May 18, 2025 – The Fifth Sunday of Easter [C]

Fr. Drew Hoffman
Acts 14:21-27  +  Revelation 21:1-5  +  John 13:31-33,34-35

My favorite book is Graham Greene’s classic, The Power and the Glory, a magnificent story about a troubled priest in persecution era Mexico. I would highly recommend it if you’re looking for a summer read! Greene was a Catholic convert, and while he his own practice of the Faith sometimes wavered, he had a keen eye for the inner workings of the Lord and the Spirit. One of my favorite moments from Greene came when an interviewer asked him about the drop in priestly vocations. In his response, he suggested that it was not that young men thought the priesthood was too difficult, but that we had perhaps made it sound too easy. Commenting that the Church must be “an organization which as to train for combat, one which demands self-sacrifice,” he went on to express that “I’m convinced that the drop in vocations has to do with the fact that we don’t put across clearly enough the attraction to be found in a difficult and dangerous calling. One enlists in a venture which is total. People are attracted to the Church where there’s danger.”
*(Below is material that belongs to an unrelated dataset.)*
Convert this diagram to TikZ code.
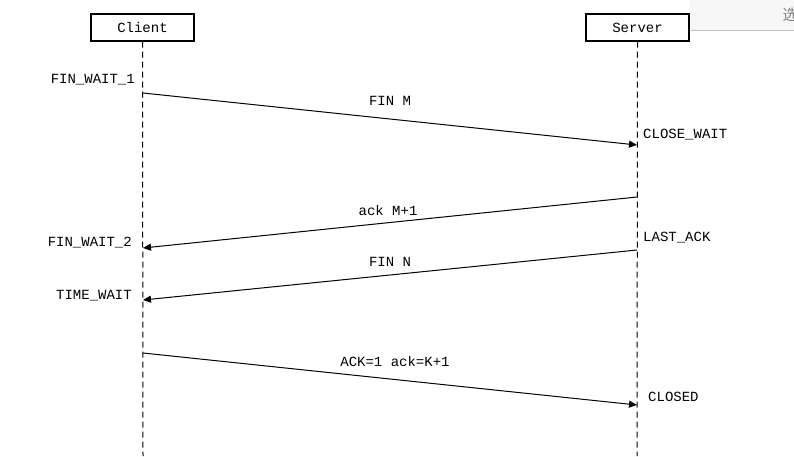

I’ve always loved Greene’s analysis. Perhaps people are not interested in the Church not because it’s too demanding, but because it is not demanding enough! Pope Benedict XVI reminded us that we were made not for comfort, but for greatness, and our hearts respond to something that challenges us to be great. The great evangelists of our tradition knew this and leaned into it, not presenting a watered-down version of the Faith but the full and challenging Truth. Paul and Barnabas do just this in our First Reading. It is very clear that they are successful in their preaching, having “made a considerable number of disciples.” As they continue, they see the need to strengthen the disciples’ spirits, which they do not with platitudes but with a blunt, hard truth: “It is necessary for us to undergo many hardships to enter the kingdom of God.” While this may not be the most immediately comforting message, it is necessary and TRUE. While there will be a time in Heaven where God “will wipe every tear from their eyes, and there shall be no more death or mourning, wailing or pain,” as our Second Reading says, in this life we will assuredly be subject to difficulty and struggle. After all, our Savior died on a Cross, why should my life be devoid of strife?

My former pastor, Fr. Gale Hammerschmidt, would often say, “You can have control, or you can have growth, but you can’t have both.” If I want to do things my own way, without hardships, that’s fine, but I can never arrive at greatness or become a saint. In one of his other masterpieces, The End of the Affair, Greene uses a quote from Leon Bloy in the epigraph: “Man has places in his heart which do not yet exist, and into them enters suffering in order that they may enter into existence.” The implication is that the human heart can expand to contain and give more love, but only through hardship and strife… only through the Cross.

Paul and Barnabas are successful in their missionary journey not because they present life in Christ as a walk in the park, but because they acknowledge the hardship and suffering that comes with the Cross. Where am I soft-pedalling the Gospel and the Cross to those in my life when I discuss the Church? Where am I soft-pedalling it in my own life? My heart can only grow, and I can only become a Saint, when I let go of

control and accept the necessity of suffering and struggle with the Lord who saved me on a Cross.